### Work instructions
Search the material below for the word "this". Copy every line that has it.
══════════════════════════════
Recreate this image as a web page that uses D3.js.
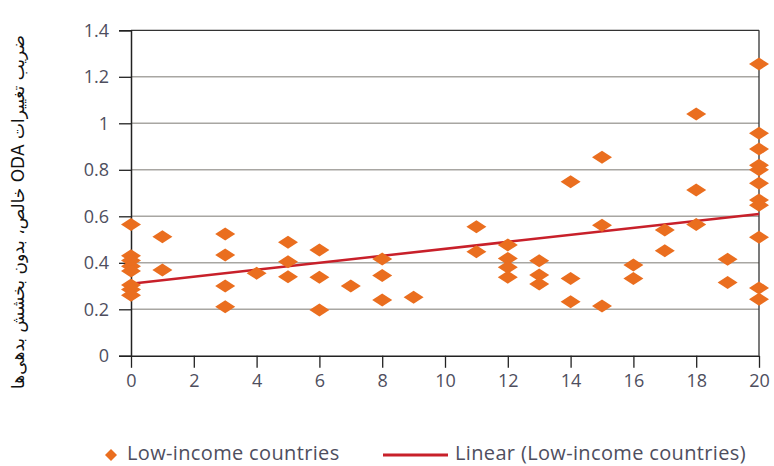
<!DOCTYPE html>
<html>
<head>
<meta charset="utf-8">
<script src="https://cdn.jsdelivr.net/npm/d3@7"></script>
<style>
  html, body { margin: 0; padding: 0; background: #fff; }
  svg { display: block; }
</style>
</head>
<body>
<svg id="chart" width="774" height="466"></svg>
<script>
// ---- data ----
const xValues = [
  0,0,0,0,0,0,0,0,
  1,1,
  3,3,3,3,
  4,
  5,5,5,
  6,6,6,
  7,
  8,8,8,
  9,
  11,11,
  12,12,12,12,
  13,13,13,
  14,14,14,
  15,15,15,
  16,16,
  17,17,
  18,18,18,
  19,19,
  20,20,20,20,20,20,20,20,20,20,20
];
const yValues = [
  0.565,0.43,0.41,0.385,0.365,0.305,0.285,0.26,
  0.512,0.369,
  0.524,0.434,0.30,0.211,
  0.355,
  0.488,0.405,0.340,
  0.455,0.338,0.197,
  0.300,
  0.416,0.345,0.240,
  0.252,
  0.555,0.448,
  0.477,0.419,0.381,0.338,
  0.409,0.348,0.309,
  0.749,0.333,0.233,
  0.854,0.561,0.214,
  0.391,0.333,
  0.541,0.452,
  1.040,0.713,0.565,
  0.415,0.315,
  1.255,0.957,0.889,0.82,0.80,0.742,0.670,0.648,0.510,0.292,0.243
];
const trendX = [0, 20];
const trendY = [0.31, 0.61];
const xTicks = [0,2,4,6,8,10,12,14,16,18,20];
const yTicks = [0,0.2,0.4,0.6,0.8,1,1.2,1.4];
const yTickLabels = ["0","0.2","0.4","0.6","0.8","1","1.2","1.4"];
const legendLabels = ["Low-income countries", "Linear (Low-income countries)"];
const yTitle = "ضريب تغييرات ODA خالص، بدون بخشش بدهی‌ها";

// ---- drawing ----
(function () {
const svg = d3.select("#chart");
const pL = 131, pR = 759, pT = 30.3, pB = 355.8;
const x = d3.scaleLinear().domain([0, 20]).range([pL, pR]);
const y = d3.scaleLinear().domain([0, 1.4]).range([pB, pT]);

const orange = "#ea6e1f";
const red = "#c8202a";
const textCol = "#4e4e5e";
const font = "'Open Sans', 'Noto Sans', sans-serif";

// gridlines
svg.append("g").selectAll("line")
  .data(yTicks.filter(v => v > 0 && v < 1.4))
  .join("line")
  .attr("x1", pL).attr("x2", pR)
  .attr("y1", d => y(d)).attr("y2", d => y(d))
  .attr("stroke", "#a8a6a2").attr("stroke-width", 1.5);

// frame top & right
svg.append("line").attr("x1", pL).attr("x2", pR).attr("y1", y(1.4)).attr("y2", y(1.4))
  .attr("stroke", "#333").attr("stroke-width", 1.3);
svg.append("line").attr("x1", pR).attr("x2", pR).attr("y1", y(1.4)).attr("y2", y(0))
  .attr("stroke", "#333").attr("stroke-width", 1.3);

// y axis
const yAxis = svg.append("g").attr("transform", `translate(${pL},0)`)
  .call(d3.axisLeft(y).tickValues(yTicks).tickSize(12).tickPadding(10)
        .tickFormat((d, i) => yTickLabels[i]));
yAxis.select(".domain").attr("stroke", "#222").attr("stroke-width", 1.5);
yAxis.selectAll(".tick line").attr("stroke", "#222").attr("stroke-width", 1.3);
yAxis.selectAll("text").attr("fill", textCol).attr("font-family", font).attr("font-size", 18);

// x axis
const xAxis = svg.append("g").attr("transform", `translate(0,${pB})`)
  .call(d3.axisBottom(x).tickValues(xTicks).tickSize(12).tickPadding(6).tickSizeOuter(0));
xAxis.select(".domain").attr("stroke", "#222").attr("stroke-width", 1.5);
xAxis.selectAll(".tick line").attr("stroke", "#222").attr("stroke-width", 1.3);
xAxis.selectAll("text").attr("fill", textCol).attr("font-family", font).attr("font-size", 18);

// trend line
const line = d3.line().x(d => x(d[0])).y(d => y(d[1]));
svg.append("path")
  .datum(trendX.map((v, i) => [v, trendY[i]]))
  .attr("d", line).attr("stroke", red).attr("stroke-width", 2.5).attr("fill", "none");

// diamonds
const dw = 10, dh = 6.5;
const diamond = `M${-dw},0L0,${-dh}L${dw},0L0,${dh}Z`;
svg.append("g").selectAll("path")
  .data(xValues.map((v, i) => [v, yValues[i]]))
  .join("path")
  .attr("d", diamond)
  .attr("transform", d => `translate(${x(d[0])},${y(d[1])})`)
  .attr("fill", orange);

// y title
svg.append("text")
  .attr("transform", `translate(24,212) rotate(-90)`)
  .attr("text-anchor", "middle")
  .attr("direction", "rtl")
  .attr("font-family", "'DejaVu Sans', 'Noto Sans', sans-serif")
  .attr("font-size", 17)
  .attr("fill", "#111")
  .text(yTitle);

// legend
const ly = 453;
svg.append("path").attr("d", `M-6,0L0,-6L6,0L0,6Z`)
  .attr("transform", `translate(111,${ly + 2})`).attr("fill", orange);
svg.append("text").attr("x", 127).attr("y", ly).attr("dy", "0.35em")
  .attr("font-family", font).attr("font-size", 20).attr("fill", textCol)
  .attr("letter-spacing", 0.35)
  .text(legendLabels[0]);
svg.append("line").attr("x1", 383).attr("x2", 448).attr("y1", ly + 2).attr("y2", ly + 2)
  .attr("stroke", red).attr("stroke-width", 3);
svg.append("text").attr("x", 455).attr("y", ly).attr("dy", "0.35em")
  .attr("font-family", font).attr("font-size", 20).attr("fill", textCol)
  .attr("letter-spacing", 0.35)
  .text(legendLabels[1]);
})();
</script>
</body>
</html>
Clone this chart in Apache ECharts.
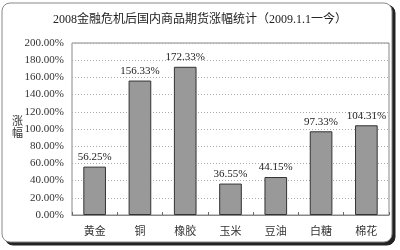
<!DOCTYPE html>
<html><head><meta charset="utf-8">
<script src="https://cdn.jsdelivr.net/npm/echarts@6/dist/echarts.min.js"></script>
<style>html,body{margin:0;padding:0;background:#fff}#c{width:400px;height:250px}</style>
</head><body><div id="c"></div>
<script>
var categories = ['黄金','铜','橡胶','玉米','豆油','白糖','棉花'];
var values = [56.25, 156.33, 172.33, 36.55, 44.15, 97.33, 104.31];
var yTicks = [0, 20, 40, 60, 80, 100, 120, 140, 160, 180, 200];
var titleText = '2008金融危机后国内商品期货涨幅统计（2009.1.1一今）';
var yName = '涨幅';

var FONT = '"Liberation Serif", "Noto Sans CJK SC", serif';
var chart = echarts.init(document.getElementById('c'), null, {renderer:'canvas'});
chart.setOption({
  animation: false,
  backgroundColor: '#fff',
  graphic: [
    {type:'rect', shape:{x:5, y:5, width:390, height:240, r:8}, style:{fill:'#222', stroke:'#222', lineWidth:1}, z:-10},
    {type:'rect', shape:{x:2, y:3, width:390, height:239, r:8}, style:{fill:'#fff', stroke:'#888', lineWidth:1}, z:-9},
    {type:'text', left:12, top:116, style:{text:yName.split('').join('\n'), font:'11px ' + FONT, fill:'#333', lineHeight:12}}
  ],
  title: {
    text: titleText, left: 'center', top: 9,
    textStyle: {fontSize: 12, fontWeight: 'normal', color: '#222', fontFamily: FONT}
  },
  grid: {left: 72, right: 11, top: 43, bottom: 35, show: true, borderColor: '#888', borderWidth: 1, backgroundColor: 'transparent'},
  xAxis: {
    type: 'category', data: categories,
    axisLine: {show: true, lineStyle: {color: '#888'}},
    axisTick: {show: true, inside: true, length: 3, lineStyle: {color: '#666'}},
    axisLabel: {fontSize: 11, color: '#333', fontFamily: FONT, margin: 12}
  },
  yAxis: {
    type: 'value', min: 0, max: 200, interval: 20,
    axisLine: {show: false}, axisTick: {show: false},
    splitLine: {show: true, lineStyle: {color: '#aaa', type: [1, 2], width: 1}},
    axisLabel: {fontSize: 11, color: '#333', fontFamily: FONT, margin: 8,
      formatter: function(v){ return v.toFixed(2) + '%'; }}
  },
  series: [{
    type: 'bar', data: values, barWidth: '50%',
    itemStyle: {color: '#999999', borderColor: '#333', borderWidth: 1},
    label: {show: true, position: 'top', distance: 4, fontSize: 11, color: '#222', fontFamily: FONT,
      formatter: function(p){ return p.value.toFixed(2) + '%'; }}
  }]
});
</script></body></html>
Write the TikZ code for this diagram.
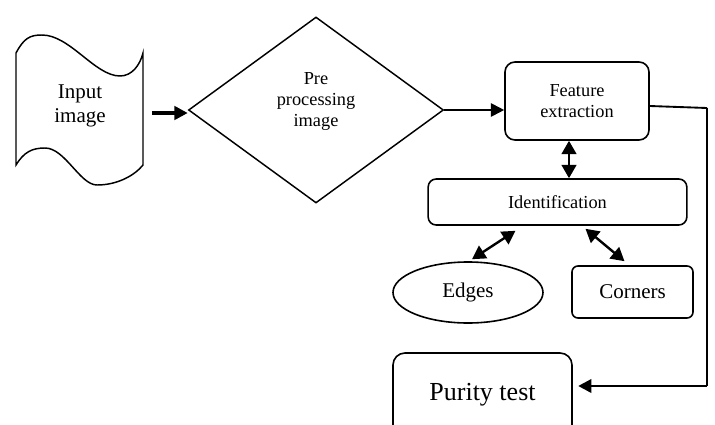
\documentclass[tikz,border=0pt]{standalone}
\usepackage{fontspec}
\setmainfont{Liberation Serif}
\usetikzlibrary{shapes.geometric, arrows.meta, calc, positioning}

\tikzset{
  bigtext/.style={font=\fontsize{15.75}{18.5}\selectfont},
  midtext/.style={font=\fontsize{13.75}{16}\selectfont},
  hugetext/.style={font=\fontsize{19.5}{23}\selectfont},
  box/.style={draw, line width=1.2pt, rounded corners=6pt, align=center, inner sep=0pt},
  decision/.style={draw, diamond, line width=1.1pt, align=center, inner sep=0pt},
  arr/.style={-{Triangle[length=10pt,width=10pt]}, line width=1.6pt},
  dbl/.style={{Triangle[length=10pt,width=11pt]}-{Triangle[length=10pt,width=11pt]}, line width=1.8pt},
}

\begin{document}
\begin{tikzpicture}[x=0.75pt, y=-0.75pt]
    \clip (0,0) rectangle (715,425);
    \fill[white] (0,0) rectangle (715,425);

    % input sheet
    \draw[line width=1.1pt] (16,53) .. controls (24,38) and (30,35) .. (42,35)
        .. controls (70,35) and (95,76) .. (120,76)
        .. controls (132,76) and (140,65) .. (143,53) -- (143,165)
        .. controls (135,175) and (118,185) .. (97,185)
        .. controls (80,185) and (65,148) .. (45,148)
        .. controls (32,148) and (24,152) .. (16,165) -- cycle;
    \node[bigtext, align=center, minimum width=95.25pt, minimum height=100pt, inner sep=0pt] (input) at (80,106) {Input\\image};

    \node[decision, midtext, minimum width=191.25pt, minimum height=139.5pt] (pre) at (316,110) {Pre\\processing\\image\\\mbox{}};

    \node[box, midtext, minimum width=108pt, minimum height=58.5pt, rounded corners=7.5pt] (feat) at (577,101) {Feature\\extraction};

    \node[box, midtext, minimum width=194pt, minimum height=34.5pt] (ident) at (557.5,202) {Identification};

    \node[draw, ellipse, line width=1.2pt, bigtext, minimum width=112.5pt, minimum height=45.75pt, inner sep=0pt] (edges) at (468,292.5) {Edges};

    \node[box, bigtext, minimum width=90.75pt, minimum height=39pt, rounded corners=4.5pt] (corners) at (632.5,292) {Corners};

    \node[box, hugetext, minimum width=134.25pt, minimum height=63pt, rounded corners=9pt] (purity) at (482.5,395) {Purity test};

    % connectors
    \coordinate (inarr) at ($(input.east)+(8,7)$);
    \draw[arr, line width=2.6pt] (inarr) -- (inarr -| pre.west);
    \draw[arr, line width=1.4pt] (pre.east) -- (pre.east -| feat.west);

    \draw[dbl] ([xshift=-6pt]feat.south) -- ([xshift=-6pt]feat.south |- ident.north);
    \draw[dbl] ($(ident.south)+(-42,5)$) -- ($(edges.north)+(4,-2)$);
    \draw[dbl] ($(ident.south)+(28,3)$) -- ($(corners.north)+(-8,-4)$);

    % back to purity test
    \coordinate (turn) at (707,108);
    \coordinate (back) at (707,386);
    \draw[line width=1.4pt] ($(feat.east)+(0,5)$) -- (turn);
    \draw[line width=0.8pt] (turn) -- (back);
    \draw[arr, line width=2.2pt, shorten >=4pt] (back) -- (back -| purity.east);
\end{tikzpicture}
\end{document}
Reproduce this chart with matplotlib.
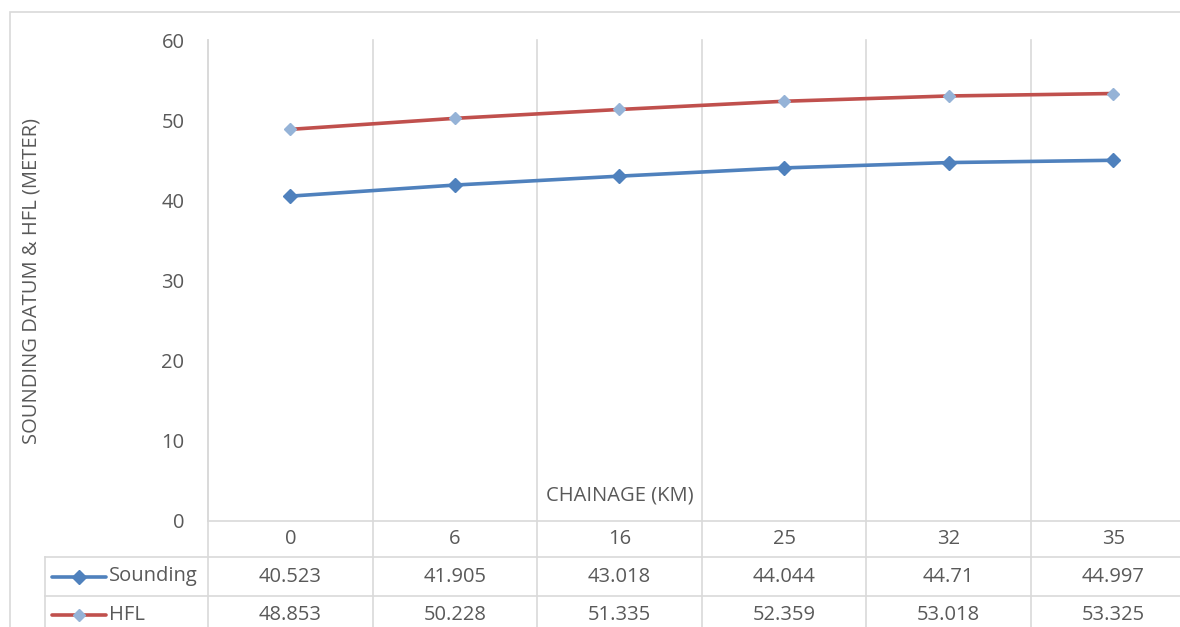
import numpy as np
import matplotlib
matplotlib.use('Agg')
import matplotlib.pyplot as plt
from matplotlib.patches import Rectangle

# chainage stations and levels
chainage = ['0', '6', '16', '25', '32', '35']
sounding = [40.523, 41.905, 43.018, 44.044, 44.71, 44.997]
hfl = [48.853, 50.228, 51.335, 52.359, 53.018, 53.325]
sounding_txt = ['40.523', '41.905', '43.018', '44.044', '44.71', '44.997']
hfl_txt = ['48.853', '50.228', '51.335', '52.359', '53.018', '53.325']

plt.rcParams['font.family'] = ['Open Sans', 'DejaVu Sans']
txt_col = '#595959'
grid_col = '#D9D9D9'
blue = '#4F81BD'
red = '#C0504D'
light_blue = '#95B3D7'
fs = 14.5

W, H = 1180, 627
fig = plt.figure(figsize=(W / 100, H / 100), dpi=100)

# plot area in pixels: left 208, top 40, bottom 521, 164.6 px per category
cat_w = 164.6
left, top, bottom = 208, 40, 521
ax = fig.add_axes([left / W, (H - bottom) / H, 6 * cat_w / W, (bottom - top) / H])

x = np.arange(len(chainage))
ax.plot(x, sounding, color=blue, lw=2.6, marker='D', ms=7, mfc=blue, mec=blue,
        solid_capstyle='round', zorder=3)
ax.plot(x, hfl, color=red, lw=2.6, marker='D', ms=6, mfc=light_blue, mec=light_blue,
        solid_capstyle='round', zorder=3)

ax.set_xlim(-0.5, 5.5)
ax.set_ylim(0, 60)
ax.set_yticks(range(0, 61, 10))
ax.set_xticks([])
ax.tick_params(axis='y', length=0, pad=17, labelsize=fs, labelcolor=txt_col)
for s in ['top', 'right']:
    ax.spines[s].set_visible(False)
ax.spines['left'].set_color(grid_col)
ax.spines['bottom'].set_color(grid_col)
ax.spines['left'].set_linewidth(1.2)
ax.spines['bottom'].set_linewidth(1.2)

# vertical gridlines between categories, carried down through the table
tr = ax.get_xaxis_transform()
row_edges = [0, -(557 - bottom) / (bottom - top), -(596 - bottom) / (bottom - top),
             -(640 - bottom) / (bottom - top)]
for b in np.arange(-0.5, 6.0, 1.0):
    ax.plot([b, b], [1, row_edges[-1]], color=grid_col, lw=1.2, transform=tr,
            clip_on=False, zorder=1)

ax.set_ylabel('SOUNDING DATUM & HFL (METER)', fontsize=fs, color=txt_col)
ax.yaxis.set_label_coords(-166 / (6 * cat_w), 0.5)

ax.text(2, 0.054, 'CHAINAGE (KM)', transform=tr, ha='center', va='center',
        fontsize=fs, color=txt_col)

# data table under the axis
tbl_left = (45 - left) / cat_w - 0.5
for y in row_edges[1:3]:
    ax.plot([tbl_left, 5.5], [y, y], color=grid_col, lw=1.2, transform=tr, clip_on=False)
ax.plot([tbl_left, tbl_left], [row_edges[1], row_edges[-1]], color=grid_col, lw=1.2,
        transform=tr, clip_on=False)

mids = [(row_edges[i] + row_edges[i + 1]) / 2 for i in range(3)]
mids[2] = -(615 - bottom) / (bottom - top)
for i, c in enumerate(chainage):
    ax.text(i, mids[0], c, transform=tr, ha='center', va='center', fontsize=fs, color=txt_col)
    ax.text(i, mids[1], sounding_txt[i], transform=tr, ha='center', va='center',
            fontsize=fs, color=txt_col)
    ax.text(i, mids[2], hfl_txt[i], transform=tr, ha='center', va='center',
            fontsize=fs, color=txt_col)

# legend keys inside the table
kx0 = (52 - left) / cat_w - 0.5
kx1 = (106 - left) / cat_w - 0.5
kxm = (kx0 + kx1) / 2
ax.plot([kx0, kx1], [mids[1]] * 2, color=blue, lw=2.6, transform=tr, clip_on=False,
        solid_capstyle='round')
ax.plot([kxm], [mids[1]], marker='D', ms=7, color=blue, transform=tr, clip_on=False)
ax.plot([kx0, kx1], [mids[2]] * 2, color=red, lw=2.6, transform=tr, clip_on=False,
        solid_capstyle='round')
ax.plot([kxm], [mids[2]], marker='D', ms=6, color=light_blue, transform=tr, clip_on=False)
ax.text(kx1 + 0.02, mids[1], 'Sounding', transform=tr, ha='left', va='center',
        fontsize=fs, color=txt_col)
ax.text(kx1 + 0.02, mids[2], 'HFL', transform=tr, ha='left', va='center',
        fontsize=fs, color=txt_col)

# chart border
fig.patches.append(Rectangle((10 / W, -0.1), 1.2, 1 - 12 / H + 0.1,
                             transform=fig.transFigure, fill=False,
                             ec=grid_col, lw=1.2))

fig.savefig('out.png', dpi=100)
══════════════════════════════
### Final result
Recreate this image as a web page that uses D3.js.
Clone this chart in Apache ECharts.
Write the TikZ code for this diagram.
Reproduce this chart with matplotlib.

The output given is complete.